Slowing down the scraper’s access speed can reduce the likelihood of triggering anti-scraping mechanisms. Scrapers should avoid making too many requests in a short period. Using PHP's sleep function can help control the scraping speed.
<?php for ($i = 1; $i <= 10; $i++) { $url = 'http://example.com/page' . $i . '.html'; $content = file_get_contents($url); echo $content; sleep(1); // Control access speed } ?>
Scrapers can bypass IP restrictions by using multiple proxy IPs. By randomly selecting a different IP for each request, the scraper can avoid IP bans.
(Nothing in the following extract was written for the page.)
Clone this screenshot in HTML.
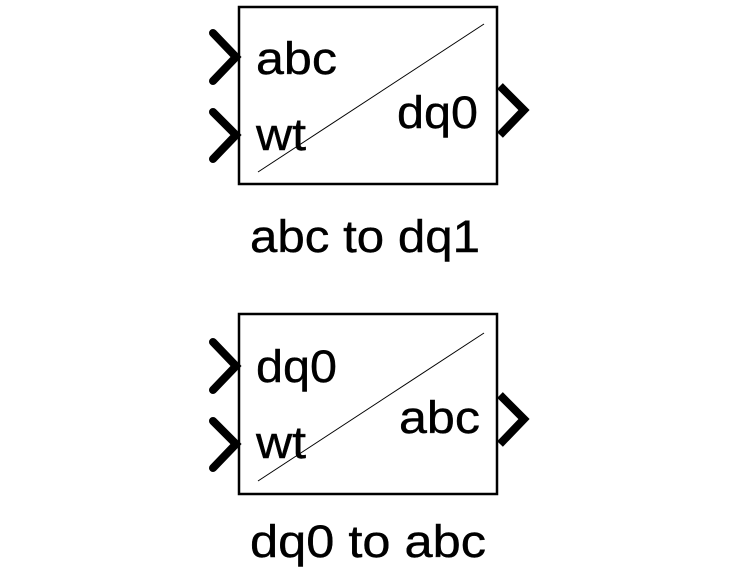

<?php $proxyList = array( 'http://proxy1.com:8080', 'http://proxy2.com:8080', 'http://proxy3.com:8080' ); $proxy = $proxyList[array_rand($proxyList)]; // Randomly select a proxy IP $context = stream_context_create(array( 'http' => array( 'proxy' => $proxy, 'request_fulluri' => true, 'timeout' => 5 ) )); $content = file_get_contents('http://example.com', false, $context); ?>
To avoid anti-scraping detection, scrapers can simulate a normal browser by adding a browser User-Agent string in the request header.
<?php $context = stream_context_create(array( 'http' => array( 'header' => 'User-Agent: Mozilla/5.0 (Windows NT 10.0; Win64; x64) AppleWebKit/537.36 (KHTML, like Gecko) Chrome/89.0.4389.82 Safari/537.36', 'timeout' => 5 ) )); $content = file_get_contents('http://example.com', false, $context); ?>
Bypassing CAPTCHA is a more difficult approach, but it can be done using OCR technology or simulating manual input. This method is particularly useful for websites that have difficult-to-bypass CAPTCHA systems.
When implementing web scrapers in PHP, it is essential to handle anti-scraping mechanisms. Common countermeasures include limiting access frequency, using proxy IPs, simulating browser behavior, and bypassing CAPTCHA. While these methods can help bypass most anti-scraping measures, scrapers should always respect the website's robots.txt protocol and avoid interfering with the website's normal operation.